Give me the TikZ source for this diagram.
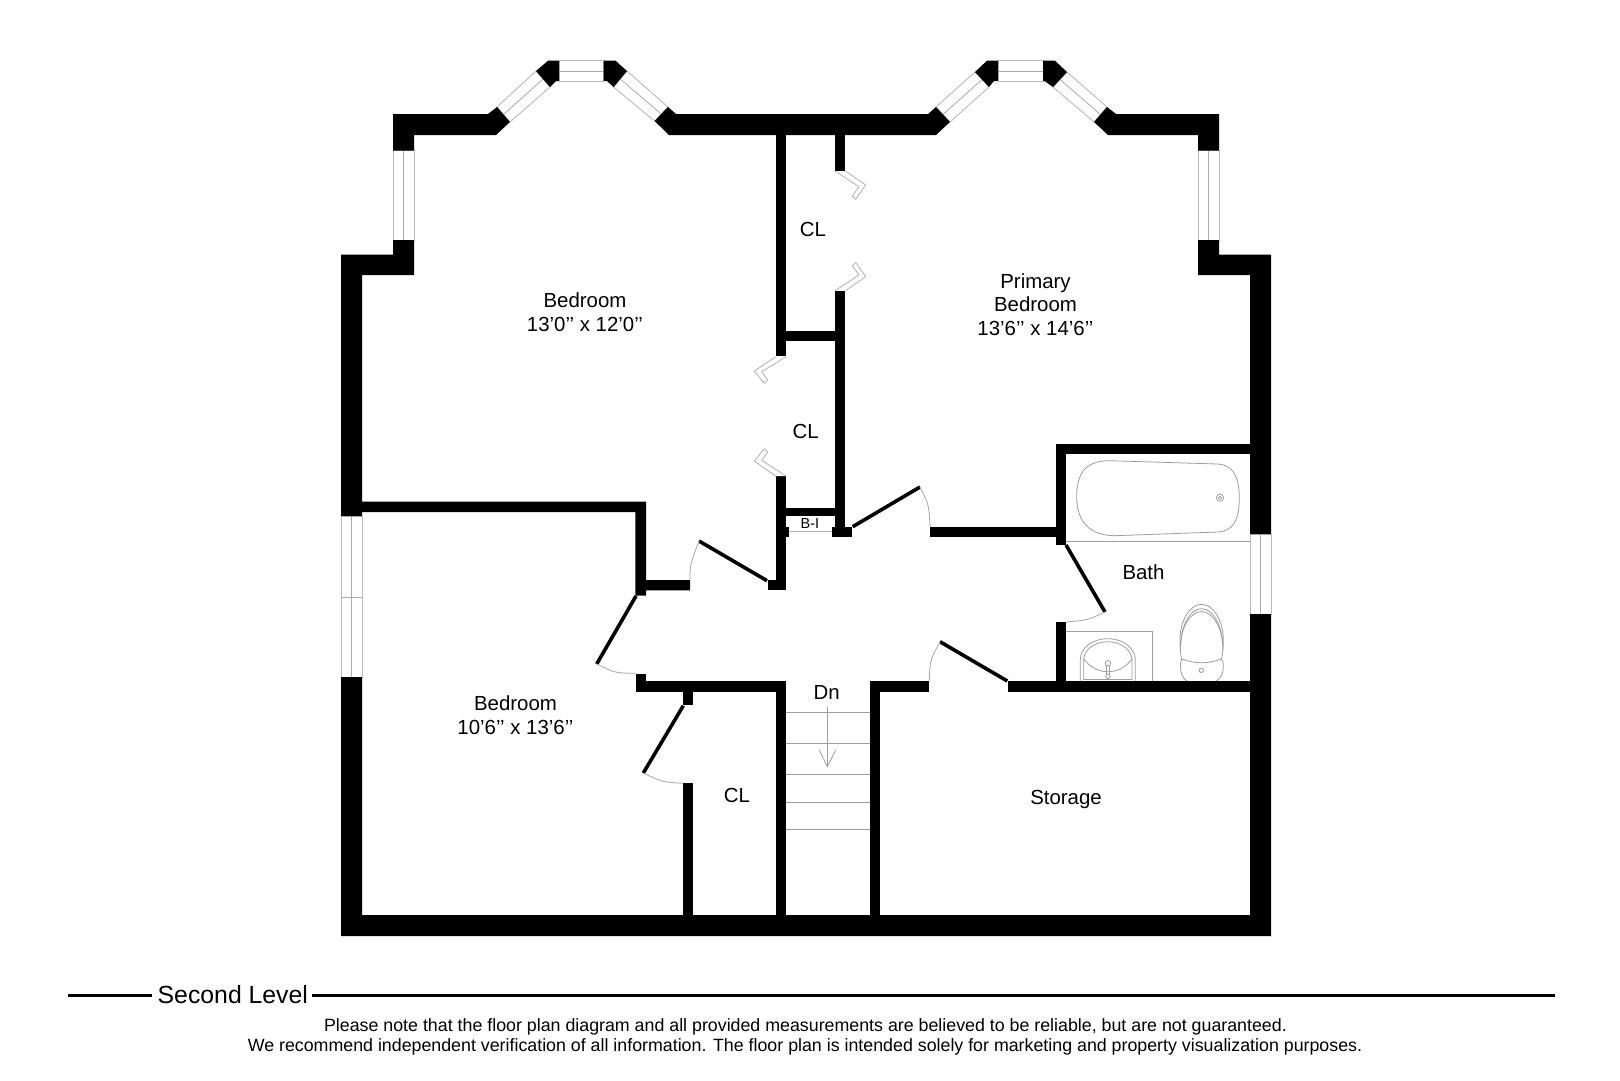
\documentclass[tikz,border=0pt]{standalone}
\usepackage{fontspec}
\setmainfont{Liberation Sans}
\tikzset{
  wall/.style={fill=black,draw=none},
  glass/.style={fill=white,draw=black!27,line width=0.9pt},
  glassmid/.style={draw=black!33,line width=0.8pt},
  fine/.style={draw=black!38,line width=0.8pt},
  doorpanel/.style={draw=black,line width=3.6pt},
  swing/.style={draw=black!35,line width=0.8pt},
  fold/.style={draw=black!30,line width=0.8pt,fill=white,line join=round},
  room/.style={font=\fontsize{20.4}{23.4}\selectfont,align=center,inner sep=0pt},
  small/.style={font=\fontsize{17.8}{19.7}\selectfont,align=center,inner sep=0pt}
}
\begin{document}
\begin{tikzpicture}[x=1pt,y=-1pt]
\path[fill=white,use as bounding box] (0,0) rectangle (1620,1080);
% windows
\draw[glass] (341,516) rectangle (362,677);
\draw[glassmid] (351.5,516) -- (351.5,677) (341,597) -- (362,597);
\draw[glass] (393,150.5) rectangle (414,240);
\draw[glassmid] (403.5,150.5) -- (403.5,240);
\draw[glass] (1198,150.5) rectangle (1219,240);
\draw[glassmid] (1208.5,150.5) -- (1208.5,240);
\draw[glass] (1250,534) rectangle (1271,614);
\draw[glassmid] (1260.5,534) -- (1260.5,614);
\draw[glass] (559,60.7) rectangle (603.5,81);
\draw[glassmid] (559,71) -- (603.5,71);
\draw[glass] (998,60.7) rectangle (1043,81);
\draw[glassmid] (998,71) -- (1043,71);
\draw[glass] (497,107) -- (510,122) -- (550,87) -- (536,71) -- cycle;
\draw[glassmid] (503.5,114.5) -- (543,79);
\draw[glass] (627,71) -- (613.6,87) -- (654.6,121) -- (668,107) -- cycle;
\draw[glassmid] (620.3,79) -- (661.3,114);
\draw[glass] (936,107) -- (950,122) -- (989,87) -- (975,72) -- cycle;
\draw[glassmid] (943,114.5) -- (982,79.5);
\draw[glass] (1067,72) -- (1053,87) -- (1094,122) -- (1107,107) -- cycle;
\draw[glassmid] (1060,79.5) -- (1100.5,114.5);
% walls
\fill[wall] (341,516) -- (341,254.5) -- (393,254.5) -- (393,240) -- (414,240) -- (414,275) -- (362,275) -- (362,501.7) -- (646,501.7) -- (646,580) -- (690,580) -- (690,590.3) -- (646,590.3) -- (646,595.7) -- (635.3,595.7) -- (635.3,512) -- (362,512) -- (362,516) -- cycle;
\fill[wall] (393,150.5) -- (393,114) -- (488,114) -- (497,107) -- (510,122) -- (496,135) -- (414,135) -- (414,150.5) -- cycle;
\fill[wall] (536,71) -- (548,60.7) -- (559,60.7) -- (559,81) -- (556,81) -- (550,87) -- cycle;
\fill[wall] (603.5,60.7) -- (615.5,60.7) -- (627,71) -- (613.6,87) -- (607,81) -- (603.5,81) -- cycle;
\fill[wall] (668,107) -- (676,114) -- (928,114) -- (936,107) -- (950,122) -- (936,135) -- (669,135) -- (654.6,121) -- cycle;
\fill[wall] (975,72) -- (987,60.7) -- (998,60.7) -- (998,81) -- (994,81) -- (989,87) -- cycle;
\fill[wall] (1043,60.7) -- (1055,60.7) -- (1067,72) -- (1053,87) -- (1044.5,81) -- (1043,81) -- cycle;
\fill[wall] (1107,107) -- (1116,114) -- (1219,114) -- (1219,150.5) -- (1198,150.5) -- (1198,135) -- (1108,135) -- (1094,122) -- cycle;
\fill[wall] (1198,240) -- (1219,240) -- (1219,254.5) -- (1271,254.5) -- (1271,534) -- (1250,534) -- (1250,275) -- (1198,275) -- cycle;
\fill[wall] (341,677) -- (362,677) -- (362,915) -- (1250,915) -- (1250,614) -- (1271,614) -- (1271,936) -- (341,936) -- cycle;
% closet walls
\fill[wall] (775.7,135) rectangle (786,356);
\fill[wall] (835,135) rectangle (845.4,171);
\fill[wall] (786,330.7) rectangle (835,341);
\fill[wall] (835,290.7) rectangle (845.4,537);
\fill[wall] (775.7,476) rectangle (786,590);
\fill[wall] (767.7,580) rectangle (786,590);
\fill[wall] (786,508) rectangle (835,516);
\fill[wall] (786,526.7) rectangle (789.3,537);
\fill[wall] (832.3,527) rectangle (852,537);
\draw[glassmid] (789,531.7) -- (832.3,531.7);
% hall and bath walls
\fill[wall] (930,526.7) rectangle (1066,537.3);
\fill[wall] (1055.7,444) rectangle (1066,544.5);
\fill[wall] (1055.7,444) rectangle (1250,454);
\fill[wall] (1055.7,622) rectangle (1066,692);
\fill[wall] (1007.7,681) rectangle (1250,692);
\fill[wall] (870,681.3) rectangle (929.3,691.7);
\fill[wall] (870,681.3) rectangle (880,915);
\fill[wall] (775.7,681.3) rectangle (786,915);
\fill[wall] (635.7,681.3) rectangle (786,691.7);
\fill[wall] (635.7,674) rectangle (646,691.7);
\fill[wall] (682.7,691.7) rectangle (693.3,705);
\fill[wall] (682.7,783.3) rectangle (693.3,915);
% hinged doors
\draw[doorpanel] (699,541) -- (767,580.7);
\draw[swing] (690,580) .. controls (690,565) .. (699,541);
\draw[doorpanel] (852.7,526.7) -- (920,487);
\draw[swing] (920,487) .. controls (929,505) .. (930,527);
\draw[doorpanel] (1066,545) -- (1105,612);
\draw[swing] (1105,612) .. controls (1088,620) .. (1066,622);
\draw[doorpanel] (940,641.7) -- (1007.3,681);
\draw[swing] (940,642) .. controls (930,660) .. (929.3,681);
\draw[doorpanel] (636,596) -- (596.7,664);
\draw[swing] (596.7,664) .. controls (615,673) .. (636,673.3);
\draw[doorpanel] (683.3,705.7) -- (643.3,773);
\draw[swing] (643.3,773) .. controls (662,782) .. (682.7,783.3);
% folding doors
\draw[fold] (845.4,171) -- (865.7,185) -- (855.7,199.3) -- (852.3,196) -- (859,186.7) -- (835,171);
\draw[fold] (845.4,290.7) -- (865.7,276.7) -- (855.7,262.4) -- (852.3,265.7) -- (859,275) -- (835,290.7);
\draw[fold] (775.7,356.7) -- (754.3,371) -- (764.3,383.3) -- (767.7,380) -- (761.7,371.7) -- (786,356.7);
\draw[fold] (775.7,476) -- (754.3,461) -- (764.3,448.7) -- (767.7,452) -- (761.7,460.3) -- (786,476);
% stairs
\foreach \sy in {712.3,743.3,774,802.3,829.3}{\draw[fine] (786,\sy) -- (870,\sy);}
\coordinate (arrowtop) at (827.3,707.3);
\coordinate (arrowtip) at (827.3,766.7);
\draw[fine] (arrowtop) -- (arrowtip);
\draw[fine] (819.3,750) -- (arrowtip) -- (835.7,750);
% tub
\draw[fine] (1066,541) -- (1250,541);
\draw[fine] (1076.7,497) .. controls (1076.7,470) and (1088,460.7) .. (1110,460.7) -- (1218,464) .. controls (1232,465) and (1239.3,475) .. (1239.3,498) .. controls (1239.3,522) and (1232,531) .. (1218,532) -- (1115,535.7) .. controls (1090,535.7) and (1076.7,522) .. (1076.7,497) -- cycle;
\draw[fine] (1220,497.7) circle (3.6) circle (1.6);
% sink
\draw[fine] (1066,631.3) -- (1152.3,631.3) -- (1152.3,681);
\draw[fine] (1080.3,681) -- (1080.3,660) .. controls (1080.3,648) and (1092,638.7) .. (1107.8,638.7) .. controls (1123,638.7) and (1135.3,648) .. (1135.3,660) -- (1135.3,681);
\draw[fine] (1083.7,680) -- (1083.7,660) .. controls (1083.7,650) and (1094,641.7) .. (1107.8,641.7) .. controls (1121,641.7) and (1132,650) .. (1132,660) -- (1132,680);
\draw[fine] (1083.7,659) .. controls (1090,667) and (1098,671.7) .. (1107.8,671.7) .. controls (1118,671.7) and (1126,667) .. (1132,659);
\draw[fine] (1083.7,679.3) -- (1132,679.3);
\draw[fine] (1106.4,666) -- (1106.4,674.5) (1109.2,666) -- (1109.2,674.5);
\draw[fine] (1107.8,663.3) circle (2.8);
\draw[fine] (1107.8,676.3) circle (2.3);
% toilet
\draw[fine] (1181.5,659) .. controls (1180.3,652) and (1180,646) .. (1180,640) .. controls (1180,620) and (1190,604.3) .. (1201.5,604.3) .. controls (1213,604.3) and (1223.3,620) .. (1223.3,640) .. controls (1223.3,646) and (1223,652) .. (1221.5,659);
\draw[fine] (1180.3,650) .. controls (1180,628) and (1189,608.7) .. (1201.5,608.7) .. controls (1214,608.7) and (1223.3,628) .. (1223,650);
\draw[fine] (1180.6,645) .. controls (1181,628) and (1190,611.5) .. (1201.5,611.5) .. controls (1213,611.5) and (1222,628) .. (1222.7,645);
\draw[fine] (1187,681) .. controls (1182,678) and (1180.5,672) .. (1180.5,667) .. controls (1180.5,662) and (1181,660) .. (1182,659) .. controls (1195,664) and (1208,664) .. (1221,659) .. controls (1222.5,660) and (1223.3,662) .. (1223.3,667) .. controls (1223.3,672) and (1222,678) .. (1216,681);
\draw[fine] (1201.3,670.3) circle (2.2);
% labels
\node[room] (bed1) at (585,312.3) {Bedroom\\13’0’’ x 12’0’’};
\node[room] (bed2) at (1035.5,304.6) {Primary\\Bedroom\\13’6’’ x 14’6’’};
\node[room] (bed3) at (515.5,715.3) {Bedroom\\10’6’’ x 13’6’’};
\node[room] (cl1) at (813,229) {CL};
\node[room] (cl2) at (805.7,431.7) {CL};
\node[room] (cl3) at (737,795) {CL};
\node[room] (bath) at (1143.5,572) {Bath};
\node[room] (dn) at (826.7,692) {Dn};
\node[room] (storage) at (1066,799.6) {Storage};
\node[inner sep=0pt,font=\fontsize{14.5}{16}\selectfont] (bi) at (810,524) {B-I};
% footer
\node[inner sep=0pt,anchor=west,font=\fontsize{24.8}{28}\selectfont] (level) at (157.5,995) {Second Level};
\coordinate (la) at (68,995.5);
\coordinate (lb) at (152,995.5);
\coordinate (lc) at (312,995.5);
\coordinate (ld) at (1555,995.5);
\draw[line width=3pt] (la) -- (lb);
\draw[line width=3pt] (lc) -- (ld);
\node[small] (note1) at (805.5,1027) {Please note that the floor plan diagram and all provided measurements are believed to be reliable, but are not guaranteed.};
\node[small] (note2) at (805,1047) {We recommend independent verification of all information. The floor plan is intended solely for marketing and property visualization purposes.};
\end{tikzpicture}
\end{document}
________
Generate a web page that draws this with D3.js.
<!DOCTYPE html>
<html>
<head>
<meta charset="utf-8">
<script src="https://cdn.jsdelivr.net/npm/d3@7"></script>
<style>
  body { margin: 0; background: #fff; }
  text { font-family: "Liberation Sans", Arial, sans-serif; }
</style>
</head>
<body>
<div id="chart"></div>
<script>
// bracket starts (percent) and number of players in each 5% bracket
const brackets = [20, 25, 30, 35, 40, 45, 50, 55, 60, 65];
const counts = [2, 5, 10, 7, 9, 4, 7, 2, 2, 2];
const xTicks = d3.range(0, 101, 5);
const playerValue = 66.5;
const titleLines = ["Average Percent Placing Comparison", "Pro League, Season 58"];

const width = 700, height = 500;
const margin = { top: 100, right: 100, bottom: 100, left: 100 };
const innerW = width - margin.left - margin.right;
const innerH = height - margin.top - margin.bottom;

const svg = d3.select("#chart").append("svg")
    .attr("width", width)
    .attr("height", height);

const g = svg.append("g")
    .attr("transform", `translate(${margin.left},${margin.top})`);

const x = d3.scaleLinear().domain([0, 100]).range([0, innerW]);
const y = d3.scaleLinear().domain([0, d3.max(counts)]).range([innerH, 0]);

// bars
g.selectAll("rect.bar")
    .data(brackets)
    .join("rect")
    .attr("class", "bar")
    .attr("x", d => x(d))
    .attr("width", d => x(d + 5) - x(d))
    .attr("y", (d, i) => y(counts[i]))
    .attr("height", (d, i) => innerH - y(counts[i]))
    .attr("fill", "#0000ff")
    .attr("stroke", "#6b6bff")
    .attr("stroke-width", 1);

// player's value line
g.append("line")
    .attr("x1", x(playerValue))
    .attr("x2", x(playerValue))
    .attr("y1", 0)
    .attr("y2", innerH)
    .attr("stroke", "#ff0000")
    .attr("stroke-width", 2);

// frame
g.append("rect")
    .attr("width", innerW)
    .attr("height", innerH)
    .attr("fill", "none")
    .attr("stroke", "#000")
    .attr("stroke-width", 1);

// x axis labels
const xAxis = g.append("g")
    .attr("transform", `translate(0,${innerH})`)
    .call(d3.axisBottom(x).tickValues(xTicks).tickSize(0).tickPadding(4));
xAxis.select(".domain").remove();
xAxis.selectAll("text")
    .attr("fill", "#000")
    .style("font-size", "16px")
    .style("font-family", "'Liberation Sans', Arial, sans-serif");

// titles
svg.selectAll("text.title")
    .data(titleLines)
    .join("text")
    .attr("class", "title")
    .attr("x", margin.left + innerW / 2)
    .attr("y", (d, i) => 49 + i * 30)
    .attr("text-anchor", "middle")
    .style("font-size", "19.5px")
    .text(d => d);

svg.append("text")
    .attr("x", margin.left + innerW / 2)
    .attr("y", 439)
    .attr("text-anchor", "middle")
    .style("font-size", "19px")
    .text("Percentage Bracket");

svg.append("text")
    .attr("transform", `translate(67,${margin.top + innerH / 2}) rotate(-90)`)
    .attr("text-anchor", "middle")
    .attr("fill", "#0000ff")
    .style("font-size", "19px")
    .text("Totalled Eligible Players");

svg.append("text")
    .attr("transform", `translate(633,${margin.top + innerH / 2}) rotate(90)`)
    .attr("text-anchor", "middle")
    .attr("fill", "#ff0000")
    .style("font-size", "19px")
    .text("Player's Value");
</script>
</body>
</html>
________
### The request
Locate the lines above that hold the word "diagram". Show every one of them.

### Task response
Give me the TikZ source for this diagram.
\node[small] (note1) at (805.5,1027) {Please note that the floor plan diagram and all provided measurements are believed to be reliable, but are not guaranteed.};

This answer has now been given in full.